Minnie had witnessed her friend Consuelo Manchester be cast aside by her husband Kim as soon as her honeymoon was over and after the long periods she had spent in London, she was well appraised of the repressed nature of English upper-class gentlemen combined with their penchant for debauchery. Arthur was not your typical aristocrat. He was a soldier and, although for a man of his station that meant long swathes of time enjoying his own leisure pursuits, he believed he was honour-bound to his duty as a soldier, gentleman and husband. Within the first ten years of their marriage they had four children, the first, a son and the requisite male heir, followed by a daughter and then, in 1888, twin boys. Minnie had married for Arthur’s connections but also for love, and therefore their marriage was not characterised by the turbulence that plagued Consuelo and Kim. As historian Charles Jennings notes, ‘… the Paget relationship was, for all its workmanlike overtones, an advertisement for the apparently happy blending of American verve and finance with British caste superiority.’20
Now, alone in New York, Minnie longed to have Arthur by her side.

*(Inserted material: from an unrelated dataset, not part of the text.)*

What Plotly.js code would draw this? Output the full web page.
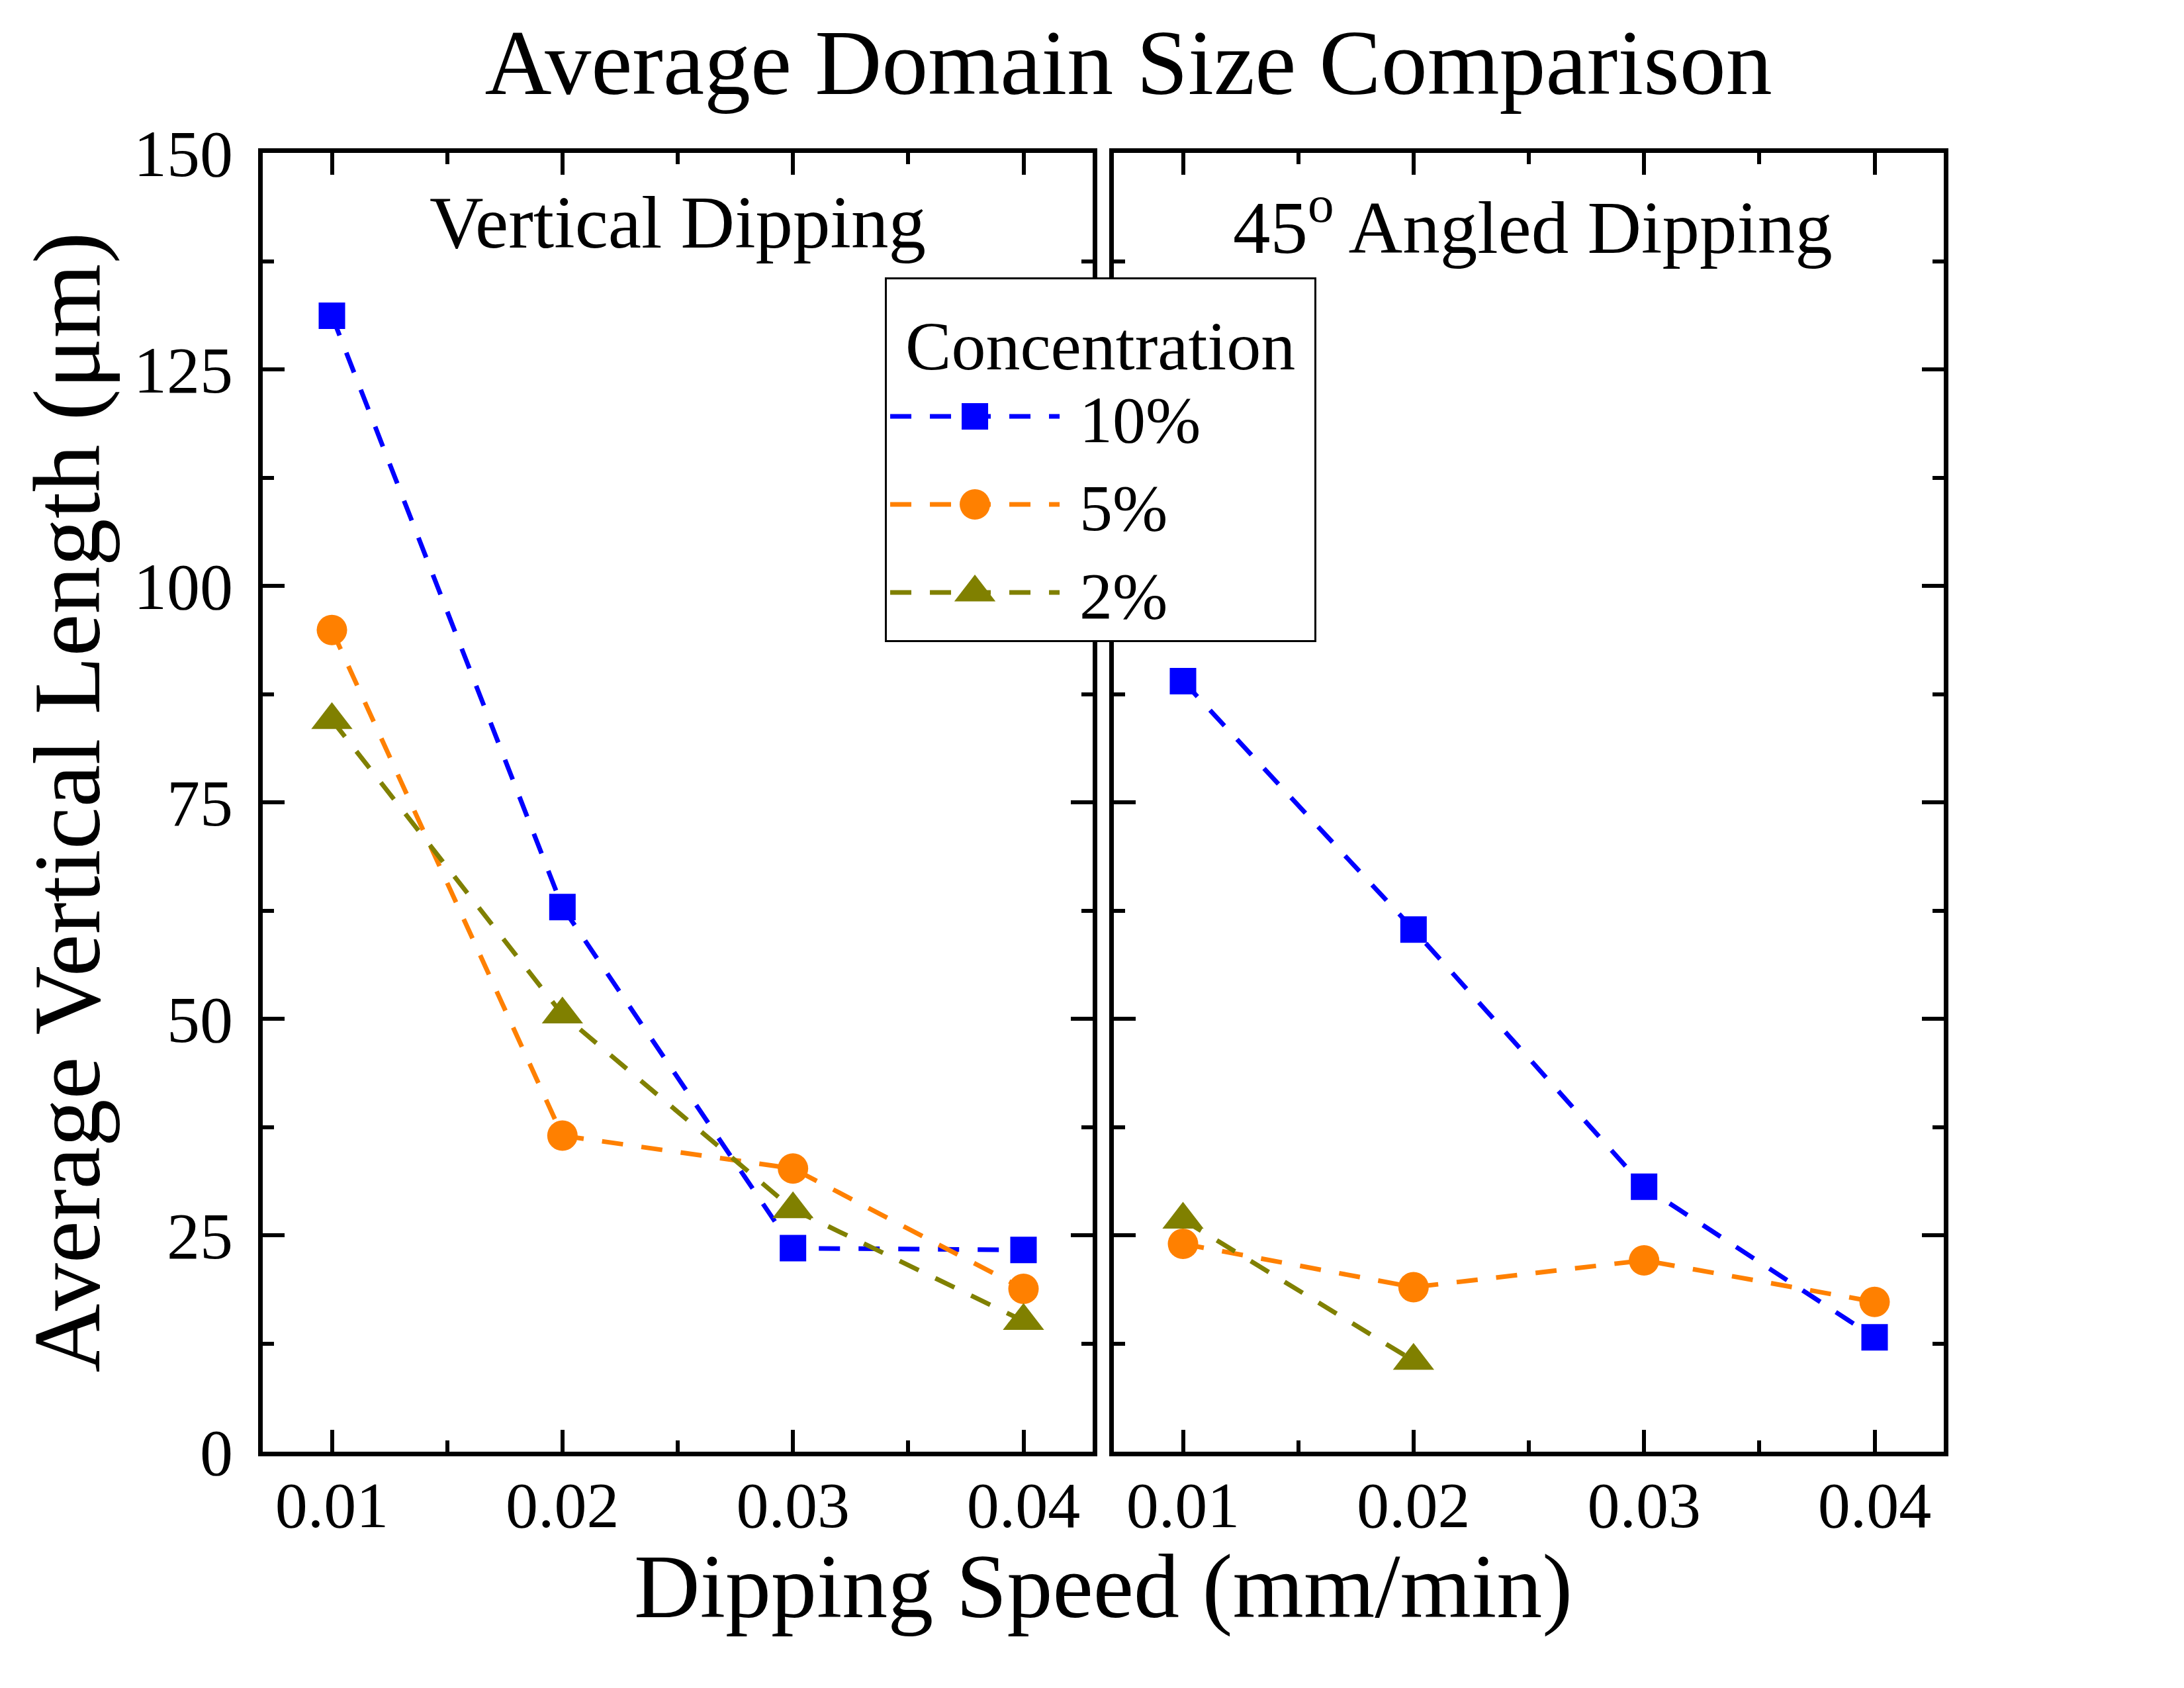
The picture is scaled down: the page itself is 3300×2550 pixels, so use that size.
<!DOCTYPE html>
<html>
<head>
<meta charset="utf-8">
<script src="https://cdn.plot.ly/plotly-3.0.1.min.js"></script>
<style>
html,body{margin:0;padding:0;background:#fff;}
#chart{width:3300px;height:2550px;}
</style>
</head>
<body>
<div id="chart"></div>
<script>
// ---- data ----
var speeds = [0.01, 0.02, 0.03, 0.04];
var speeds2pct = [0.01, 0.02];
var seriesNames = ['10%', '5%', '2%'];
var vertical10 = [131.2, 62.9, 23.5, 23.3];
var vertical5 = [94.9, 36.5, 32.7, 18.8];
var vertical2 = [84.5, 50.5, 28.0, 15.1];
var angled10 = [89.0, 60.3, 30.6, 13.2];
var angled5 = [24.0, 19.0, 22.1, 17.3];
var angled2 = [26.8, 10.5];
var yTicks = [0, 25, 50, 75, 100, 125, 150];
var xTicks = [0.01, 0.02, 0.03, 0.04];

// ---- styles ----
var colors = ['#0000FF', '#FF8000', '#808000'];
var symbols = ['square', 'circle', 'triangle-up'];
var sizes = [40, 46, 54];
var FONT = '"Liberation Serif", "Times New Roman", Times, serif';
var dash = '32px,28px';

function mk(x, y, i, xa, ya, show) {
  return {
    x: x, y: y, type: 'scatter', mode: 'lines+markers',
    name: '\u00a0' + seriesNames[i], legendgroup: seriesNames[i], showlegend: show,
    xaxis: xa, yaxis: ya,
    line: {color: colors[i], width: 7, dash: dash},
    marker: {color: colors[i], symbol: symbols[i], size: sizes[i], line: {width: 0}}
  };
}

var traces = [
  mk(speeds, vertical10, 0, 'x', 'y', true),
  mk(speeds, vertical5, 1, 'x', 'y', true),
  mk(speeds, vertical2, 2, 'x', 'y', true),
  mk(speeds, angled10, 0, 'x2', 'y2', false),
  mk(speeds, angled5, 1, 'x2', 'y2', false),
  mk(speeds2pct, angled2, 2, 'x2', 'y2', false)
];

function xax(domain, anchor) {
  return {
    domain: domain, anchor: anchor, range: [0.007, 0.043],
    tickmode: 'array', tickvals: xTicks, ticktext: xTicks.map(String),
    ticks: 'inside', ticklen: 33, tickwidth: 6, tickcolor: '#000',
    minor: {dtick: 0.005, tick0: 0, ticks: 'inside', ticklen: 17, tickwidth: 6, tickcolor: '#000'},
    showline: true, linewidth: 7, linecolor: '#000', mirror: 'allticks',
    showgrid: false, zeroline: false,
    tickfont: {family: FONT, size: 98, color: '#000'},
    ticklabelstandoff: -11
  };
}
function yax(anchor, showLabels) {
  return {
    anchor: anchor, range: [0, 150],
    tickmode: 'array', tickvals: yTicks, ticktext: yTicks.map(String),
    ticks: 'inside', ticklen: 33, tickwidth: 6, tickcolor: '#000',
    minor: {dtick: 12.5, tick0: 0, ticks: 'inside', ticklen: 17, tickwidth: 6, tickcolor: '#000'},
    showline: true, linewidth: 7, linecolor: '#000', mirror: 'allticks',
    showgrid: false, zeroline: false, showticklabels: showLabels,
    tickfont: {family: FONT, size: 100, color: '#000'},
    ticklabelstandoff: 18
  };
}

var ax1 = yax('x', true);
ax1.title = {text: 'Average Vertical Length (\u03bcm)', font: {family: FONT, size: 144, color: '#000'}, standoff: 5};
var ax2 = yax('x2', false);
ax2.matches = 'y';

var layout = {
  width: 3300, height: 2550,
  margin: {l: 397, r: 363, t: 231, b: 357},
  paper_bgcolor: '#fff', plot_bgcolor: '#fff',
  font: {family: FONT, color: '#000'},
  title: {
    text: 'Average Domain Size Comparison',
    font: {family: FONT, size: 140, color: '#000'},
    xref: 'paper', x: 0.515, xanchor: 'center',
    yref: 'container', y: 0.9637, yanchor: 'middle'
  },
  xaxis: xax([0, 0.4937], 'y'),
  xaxis2: xax([0.5063, 1], 'y2'),
  yaxis: ax1,
  yaxis2: ax2,
  showlegend: true,
  legend: {
    x: 0.3701, y: 0.904, xanchor: 'left', yanchor: 'top',
    xref: 'paper', yref: 'paper',
    bgcolor: '#fff', bordercolor: '#000', borderwidth: 3,
    font: {family: FONT, size: 100, color: '#000'},
    title: {text: '\u00a0Concentration\u00a0', font: {family: FONT, size: 104, color: '#000'}, side: 'top'},
    itemwidth: 256, tracegroupgap: 0
  },
  annotations: [
    {xref: 'x domain', yref: 'y domain', x: 0.5, y: 0.9467, xanchor: 'center', yanchor: 'middle',
     text: 'Vertical Dipping', showarrow: false, font: {family: FONT, size: 113, color: '#000'}},
    {xref: 'x2 domain', yref: 'y2 domain', x: 0.505, y: 0.9467, xanchor: 'center', yanchor: 'middle',
     text: '45<sup>o</sup> Angled Dipping', showarrow: false, font: {family: FONT, size: 113, color: '#000'}},
    {xref: 'paper', yref: 'paper', x: 0.5, y: -0.1037, xanchor: 'center', yanchor: 'middle',
     text: 'Dipping Speed (mm/min)', showarrow: false, font: {family: FONT, size: 138, color: '#000'}}
  ]
};

Plotly.newPlot('chart', traces, layout, {staticPlot: true, displayModeBar: false}).then(function (gd) {
  // enlarge legend marker glyphs to match the plotted marker sizes
  var items = gd.querySelectorAll('.legend .traces');
  items.forEach(function (item, idx) {
    var k = sizes[idx % sizes.length] / 16;
    item.querySelectorAll('path.scatterpts').forEach(function (p) {
      var t = p.getAttribute('transform') || '';
      p.setAttribute('transform', t + ' scale(' + k + ')');
    });
  });
});
</script>
</body>
</html>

Marietta had been very fond of her son-in-law and it pleased Minnie to see that she had left him five thousand a year in her will, as well as bequeathing the same amount to her sister Fanny. Naturally, Minnie was the main beneficiary of Marietta’s fortune and, although it was substantial, she knew that she would have to be judicious to ensure it afforded her and Arthur a country home where they could host weekend parties, a goal they had long held. The inheritance was welcome but it would not prevent her from continuing with her business. She understood now that although money had been the driving force behind the enterprise, gradually as the years had gone by, it had become a growing source of self-satisfaction. There was a delicious sense of accomplishment in introducing a fledgling heiress to society. The effort it required to impart the wisdom she had accrued during her long journey to matrimony was worthwhile when she witnessed a protégé taking her first steps on the ballroom floor at Marlborough House. It had given her mother great pleasure too and she was never more proud than attending a wedding or reading about a marriage in the press, with the knowledge that Minnie had contrived the betrothal from behind the scenes. She may not have her mother’s counsel to propel her endeavours forward in future, but she would still make her proud. The Vanderbilt and Whitney projects were already taking shape, but there were others to follow. Minnie just had to get back to work.